Every time I encounter indifference where my wildly optimistic soul dearly desired to encounter only love, I shed tears. Tears cannot be unshed; they have dripped now, for ever, from my soul and fell upon the world, and what happens when I can't cry anymore, and I'm all dead and dry inside?

These are things I worry about. How many disappointments can I stand? I face so many, every day, because of my great propensity for believing in the absolute best. Dr. Pangloss has nothing on me, but I fear that I can't maintain his spirit as well as Voltaire could. My Dr. Pangloss requires some small measure of vindication, some small sign that the best is real and possible, and when my best hopes for it are left in a bed that I never consciously desired to make for myself, what do I do?

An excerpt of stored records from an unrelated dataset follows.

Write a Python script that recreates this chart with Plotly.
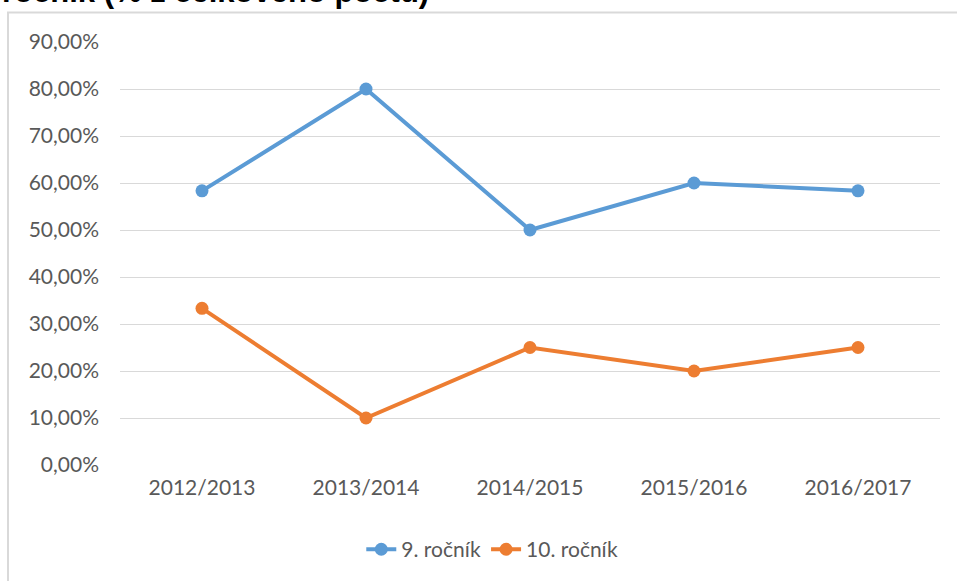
import plotly.graph_objects as go

roky = ["2012/2013", "2013/2014", "2014/2015", "2015/2016", "2016/2017"]
rocnik_9 = [58.33, 80.0, 50.0, 60.0, 58.33]
rocnik_10 = [33.33, 10.0, 25.0, 20.0, 25.0]
y_ticks = [0, 10, 20, 30, 40, 50, 60, 70, 80, 90]
y_labels = ["%d,00%%" % v for v in y_ticks]

font = "Lato, 'Open Sans', sans-serif"
gray = "#595959"

fig = go.Figure()
fig.add_trace(go.Scatter(
    x=roky, y=rocnik_9, mode="lines+markers", name="9. ročník",
    line=dict(color="#5B9BD5", width=4),
    marker=dict(size=13, color="#5B9BD5")
))
fig.add_trace(go.Scatter(
    x=roky, y=rocnik_10, mode="lines+markers", name="10. ročník",
    line=dict(color="#ED7D31", width=4),
    marker=dict(size=13, color="#ED7D31")
))

# ramik grafu (presahuje okno vpravo a dole)
fig.add_shape(type="rect", xref="paper", yref="paper",
              x0=-0.1366, x1=1.06, y0=-0.35, y1=1.0697,
              line=dict(color="#D9D9D9", width=2), layer="below")

# orezany nadpis nad grafom
fig.add_annotation(text="<b>ročník (% z celkového počtu)</b>",
                   xref="paper", yref="paper", x=-0.1463, y=1.1195,
                   xanchor="left", yanchor="middle", showarrow=False,
                   font=dict(family="Liberation Sans, Arial", size=31, color="black"))

fig.update_layout(
    width=957, height=581,
    margin=dict(l=120, r=17, t=42, b=116, autoexpand=False),
    paper_bgcolor="white", plot_bgcolor="white",
    font=dict(family=font, size=21, color=gray),
    showlegend=True,
    legend=dict(orientation="h", x=0.454, xanchor="center", y=-0.2, yanchor="middle",
                font=dict(family=font, size=21, color=gray)),
    xaxis=dict(type="category", range=[-0.5, 4.5], showgrid=False, zeroline=False,
               showline=False, ticks="", ticklabelstandoff=8,
               tickfont=dict(size=21, color=gray)),
    yaxis=dict(range=[0, 90], tickvals=y_ticks, ticktext=y_labels,
               showgrid=True, gridcolor="#D9D9D9", gridwidth=1, zeroline=False,
               showline=False, ticks="", ticklabelstandoff=20,
               tickfont=dict(size=21, color=gray)),
)

fig.write_html("out.html", config={"displayModeBar": False},
               post_script="document.body.style.margin='0';")
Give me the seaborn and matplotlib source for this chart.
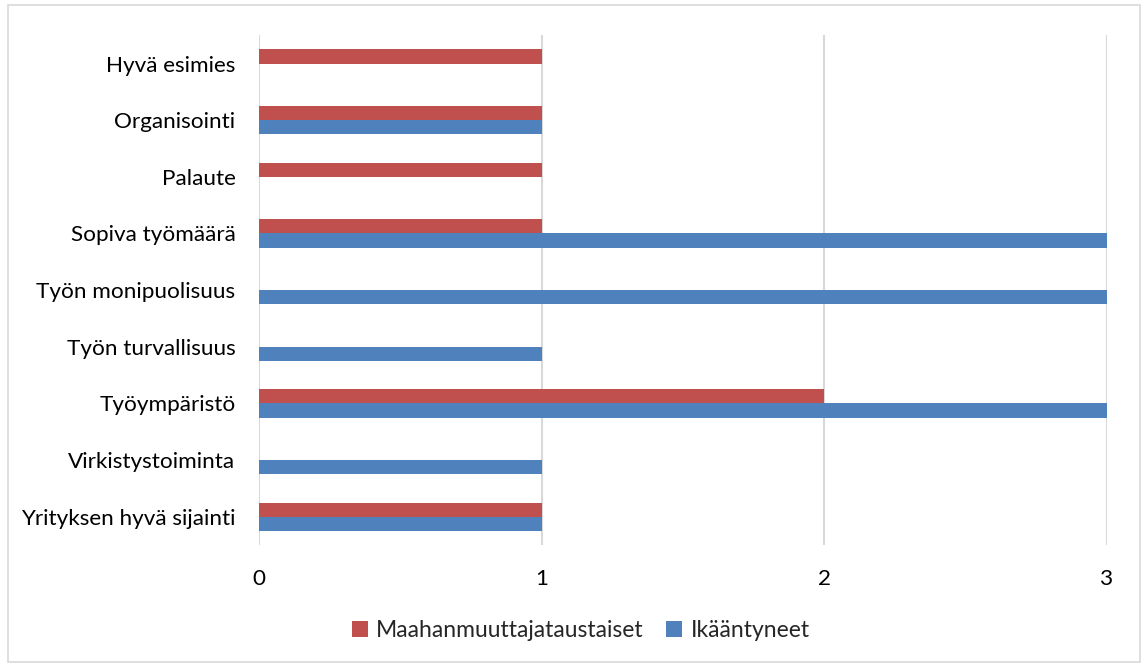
import matplotlib
matplotlib.use("Agg")
import matplotlib.pyplot as plt
import seaborn as sns
import pandas as pd
from matplotlib.patches import Rectangle

categories = ["Hyvä esimies", "Organisointi", "Palaute", "Sopiva työmäärä",
              "Työn monipuolisuus", "Työn turvallisuus", "Työympäristö",
              "Virkistystoiminta", "Yrityksen hyvä sijainti"]
series_names = ["Maahanmuuttajataustaiset", "Ikääntyneet"]
maahanmuuttajat = [1, 1, 1, 1, 0, 0, 2, 0, 1]
ikaantyneet = [0, 1, 0, 3, 3, 1, 3, 1, 1]
xticks = [0, 1, 2, 3]

colors = ["#C0504D", "#4F81BD"]

df = pd.DataFrame({
    "cat": categories * 2,
    "val": maahanmuuttajat + ikaantyneet,
    "series": [series_names[0]] * len(categories) + [series_names[1]] * len(categories),
})

sns.set_theme(style="white")
plt.rcParams["font.family"] = ["Lato", "DejaVu Sans"]

fig = plt.figure(figsize=(11.43, 6.64), dpi=100)
ax = fig.add_axes([0.2266, 0.1792, 0.9685 - 0.2266, 0.947 - 0.1792])

sns.barplot(data=df, y="cat", x="val", hue="series", hue_order=series_names,
            order=categories, palette=colors, orient="h", width=0.5,
            saturation=1, ax=ax, legend=True, errorbar=None, linewidth=0)

ax.set_xlim(0, 3)
ax.set_ylim(len(categories) - 0.5, -0.5)
ax.set_xticks(xticks)
ax.set_xticklabels([str(t) for t in xticks])
ax.set_xlabel("")
ax.set_ylabel("")
for s in ax.spines.values():
    s.set_visible(False)
ax.xaxis.grid(True, color="#d9d9d9", linewidth=1.5)
ax.set_axisbelow(True)
ax.tick_params(axis="both", length=0, labelsize=16.2, colors="black")
ax.tick_params(axis="x", pad=17)
ax.tick_params(axis="y", pad=17)

handles, labels = ax.get_legend_handles_labels()
ax.get_legend().remove()
fig.legend(handles, labels, loc="center", bbox_to_anchor=(0.508, 0.051), ncol=2,
           frameon=False, fontsize=16.5, handlelength=0.7, handleheight=0.7,
           handletextpad=0.35, columnspacing=1.0)

fig.patches.append(Rectangle((0.007, 0.003), 0.99, 0.99, transform=fig.transFigure,
                             fill=False, edgecolor="#d9d9d9", linewidth=1.2))

fig.savefig("out.png", dpi=100)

More awareness would leave me bitter. Less awareness will leave me broken.

I live in the spaces between opposites. I live in the space, the ever-shortening space, between the Immovable Object and the Irresistable Force. I fold myself ever smaller to fit into these ideas of the world that I cannot shake away from my mind.

I still want to believe the best, desperately, but indifference makes it impossible. Still, indifference is not malevolence, and so I cannot believe the worst, either. I cannot believe anything. All I have left are hopes, so little understood, and hurts, so little attended to.